The whole slogan *do what scares you* it’s overated – and that is a fact.

This life that I have gets in the way of my writing.

I have a job, from 9 to 6. Like a normal American person. It feels right for this right moment. And I am trying to do it all. Just like you. But in in the process my brain freaks out and creates unnecessary thoughts.

The other day, I was in my hip mood, dancing and all and then I just start thinking “you are too comfortable, you should be doing the things that scare you”. And for a moment I almost embrace that thought. But I know better.

I do think about doing “what scares me.” You know because you hear that all the time, every where. But come on! There are a lot of things that scare me and I am not doing. Like I am really scared of  taking a bath really late a night with out my man in the house. Because I think somebody is going to come in and kill me. I never will never do it!  I will never take a shower later at night with out somebody in my house. I guess I am a wimp.

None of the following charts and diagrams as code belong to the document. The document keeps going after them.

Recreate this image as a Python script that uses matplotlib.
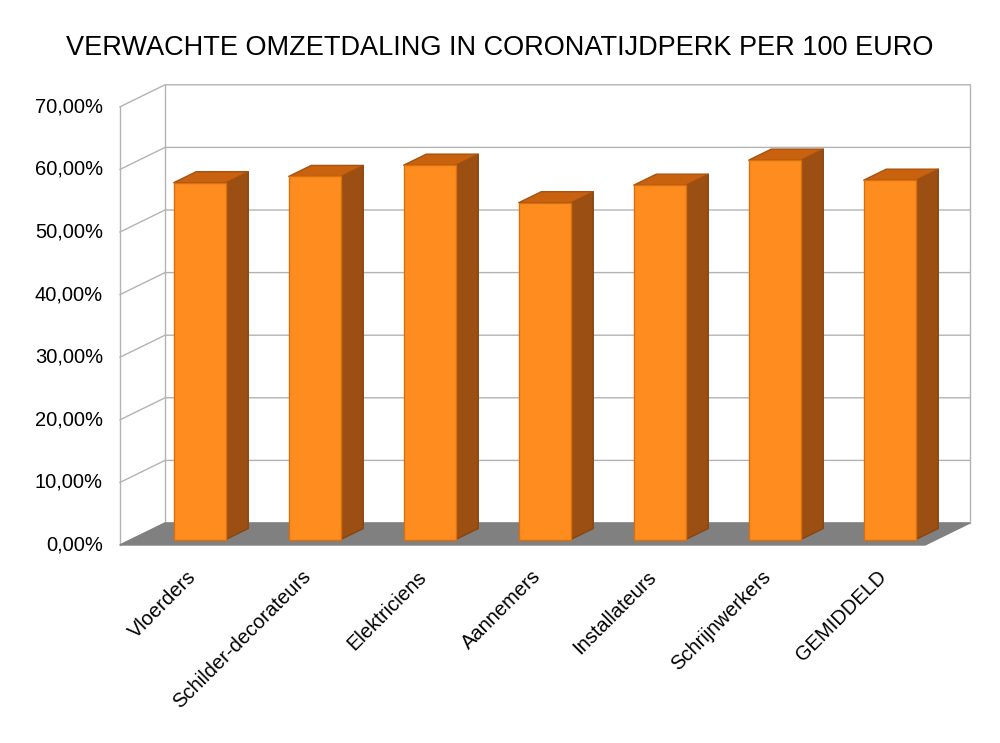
import matplotlib
matplotlib.use("Agg")
import matplotlib.pyplot as plt
from matplotlib.patches import Polygon

title = "VERWACHTE OMZETDALING IN CORONATIJDPERK PER 100 EURO"
categories = ["Vloerders", "Schilder-decorateurs", "Elektriciens", "Aannemers",
              "Installateurs", "Schrijnwerkers", "GEMIDDELD"]
values = [57.0, 58.0, 59.8, 53.8, 56.6, 60.6, 57.4]
yticks = [0, 10, 20, 30, 40, 50, 60, 70]
ytick_labels = ["0,00%", "10,00%", "20,00%", "30,00%", "40,00%", "50,00%", "60,00%", "70,00%"]

plt.rcParams["font.family"] = "Liberation Sans"
fig = plt.figure(figsize=(10, 7.43), dpi=100)
ax = fig.add_axes([0, 0, 1, 1])
ax.set_xlim(0, 1000); ax.set_ylim(743, 0); ax.axis("off")

X0, X1, Y0, PPU = 120, 925, 545, 6.26
DX, DY = 45, -22
n = len(categories)
slot = (X1 - X0) / n

def P(x, v, d):
    return (x + d * DX, Y0 - v * PPU + d * DY)

grid = "#b3b3b3"
# floor
ax.add_patch(Polygon([P(X0,0,0), P(X1,0,0), P(X1,0,1), P(X0,0,1)], closed=True, fc="#808080", ec="#808080", zorder=1))
# walls gridlines
for t in yticks:
    ax.plot(*zip(P(X0,t,0), P(X0,t,1), P(X1,t,1)), color=grid, lw=1, zorder=0)
ax.plot(*zip(P(X0,0,0), P(X0,70,0)), color=grid, lw=1, zorder=0)
ax.plot(*zip(P(X0,0,1), P(X0,70,1)), color=grid, lw=1, zorder=0)
ax.plot(*zip(P(X1,0,1), P(X1,70,1)), color=grid, lw=1, zorder=0)
for t, lab in zip(yticks, ytick_labels):
    x, y = P(X0, t, 0)
    ax.text(x - 17, y, lab, ha="right", va="center", fontsize=14.5)

bw = 52
d0, d1 = 0.25, 0.75
for i, (c, v) in enumerate(zip(categories, values)):
    xc = X0 + slot * (i + 0.5) + 11
    xl, xr = xc - bw / 2, xc + bw / 2
    side = [P(xr,0,d0), P(xr,0,d1), P(xr,v,d1), P(xr,v,d0)]
    top = [P(xl,v,d0), P(xr,v,d0), P(xr,v,d1), P(xl,v,d1)]
    front = [P(xl,0,d0), P(xr,0,d0), P(xr,v,d0), P(xl,v,d0)]
    ax.add_patch(Polygon(side, closed=True, fc="#9c4f12", ec="#8a4510", lw=1, zorder=3, joinstyle="round"))
    ax.add_patch(Polygon(top, closed=True, fc="#c8620f", ec="#a85210", lw=1, zorder=3, joinstyle="round"))
    ax.add_patch(Polygon(front, closed=True, fc="#ff8c1f", ec="#d9700f", lw=1, zorder=4, joinstyle="round"))
    lx, ly = P(xc, 0, 0)
    ax.text(lx - 2, ly + 22, c, ha="right", va="top", rotation=45, rotation_mode="anchor", fontsize=14.5)

ax.text(500, 48, title, ha="center", va="center", fontsize=19.5)
fig.savefig("out.png", dpi=100)
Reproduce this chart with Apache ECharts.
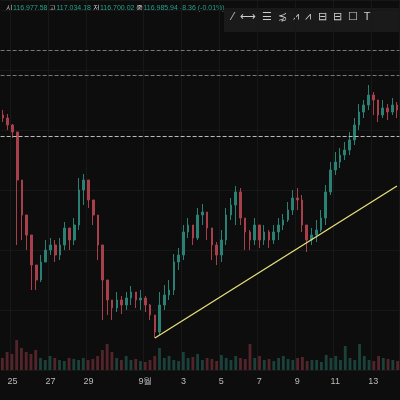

Sometimes I think I should  just write down all the things that scared me and do them all, just for fun. To make my life more adventurous.

But, not today.

And I know the whole slogan “do what scares you” should be positive and encouraging but is not, at least not for me.

I lived like that for a long time, I did too many things on the name of that slogan. And a lot of them where very stupid mistakes. So NO don’t do what scares you. Do follow your dreams, be kind and work hard!